Two backends are available, selected via the TRAIN_BACKEND environment variable.

`TRAIN_BACKEND`	Method	Use case
`deepspeed` (default)	DeepSpeed ZeRO-2	LoRA fine-tuning
`fsdp`	PyTorch FSDP FULL_SHARD	Full fine-tuning (`lora.enable: false`)

DeepSpeed ZeRO-2 (default)

Best for LoRA fine-tuning. Shards optimiser states and gradients across GPUs while keeping model parameters replicated on each GPU, halving per-GPU memory vs. standard DDP without the all-gather overhead of ZeRO-3.

Config: configs/deepspeed_config.yaml
Mixed precision: bf16 (A100/H100/RTX 40xx). Switch to fp16 for V100.
Scale: 1–N GPUs on a single node

V100 users

V100 GPUs do not support bf16 natively. PyTorch will silently emulate it in fp32, negating the memory benefit.
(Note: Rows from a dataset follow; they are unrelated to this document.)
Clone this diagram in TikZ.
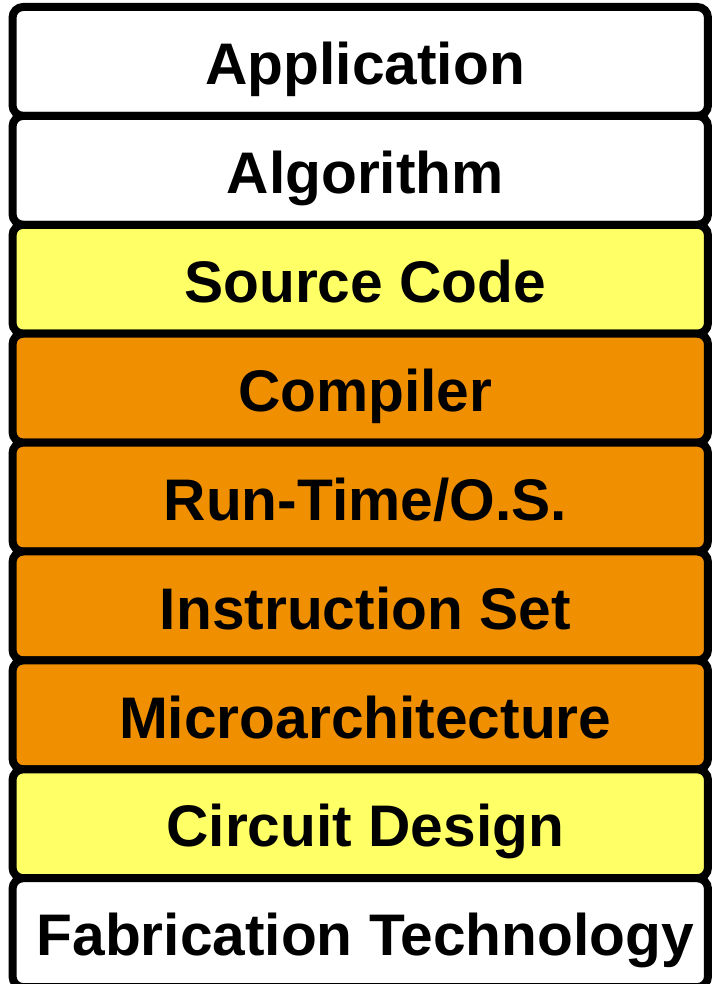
\documentclass[tikz,border=0pt]{standalone}
\usepackage{fontspec}
\setmainfont{Liberation Sans}
\definecolor{layeryellow}{RGB}{255,255,102}
\definecolor{layerorange}{RGB}{240,144,0}
\begin{document}
\begin{tikzpicture}[x=0.75pt,y=-0.75pt,
  layer/.style={draw=black, line width=6pt, rounded corners=8pt,
    minimum width=521.6pt, minimum height=81.7pt, inner sep=0pt},
  lbl/.style={anchor=base, inner sep=0pt,
    font=\fontsize{44}{53}\selectfont\bfseries}]
\useasboundingbox (0,0) rectangle (713,984);
\foreach \i/\name/\col/\txt in {
  0/app/white/Application,
  1/alg/white/Algorithm,
  2/src/layeryellow/Source Code,
  3/cmp/layerorange/Compiler,
  4/rts/layerorange/Run-Time\slash O.S.,
  5/isa/layerorange/Instruction Set,
  6/uarch/layerorange/Microarchitecture,
  7/ckt/layeryellow/Circuit Design,
  8/fab/white/Fabrication Technology}{
  \node[layer, fill=\col] (\name) at (360.25, {61.45+108.9*\i}) {};
  \node[lbl] (\name-t) at ([xshift=3.75pt, yshift=-17.4pt]\name.center) {\txt};
}
\end{tikzpicture}
\end{document}
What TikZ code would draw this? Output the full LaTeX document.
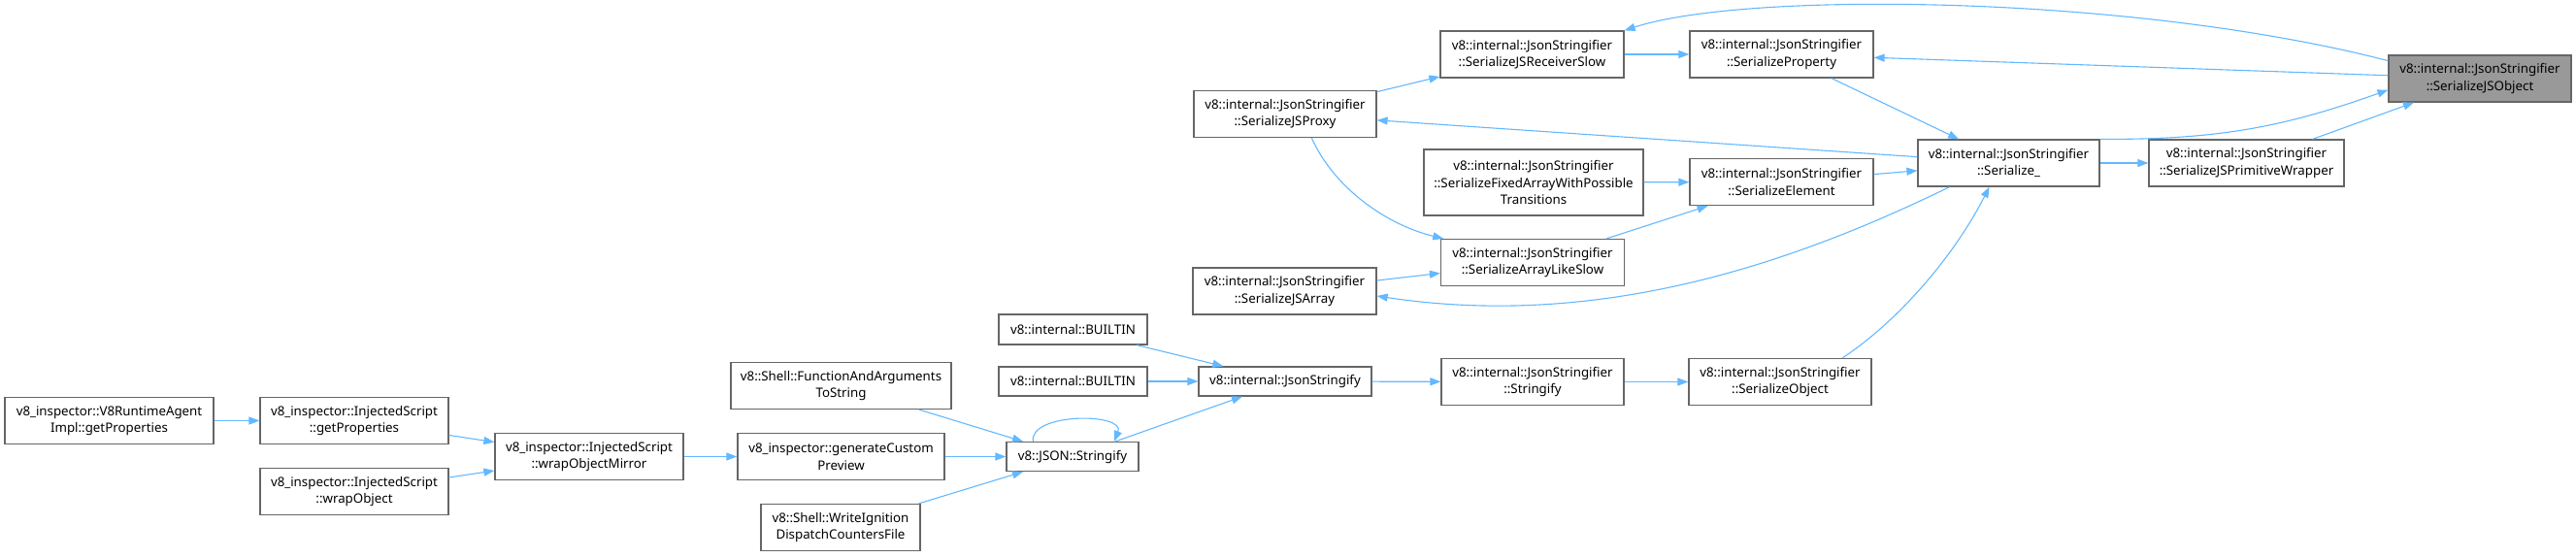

Change mixed_precision: fp16 in configs/deepspeed_config.yaml if running on V100 (AWS p3 instances).

FSDP FULL_SHARD

For full fine-tuning with lora.enable: false. Equivalent to DeepSpeed ZeRO-3 — shards model parameters, gradients, and optimiser states across all GPUs, requiring an all-gather before each forward pass.

Config: configs/fsdp_config.yaml
Wrap policy: TRANSFORMER_BASED_WRAP on GemmaDecoderLayer
Scale: 1–N GPUs on a single node
Memory: ~40 GB per GPU for π₀.₅, ~80 GB for π₀

TRAIN_BACKEND=fsdp ./scripts/train.sh examples/train/pi05/cloud_full.yaml

Multi-node

Both backends are single-node only. Multi-node training (multiple machines) requires per-node rank injection via SLURM srun or a Kubernetes operator and is not currently supported.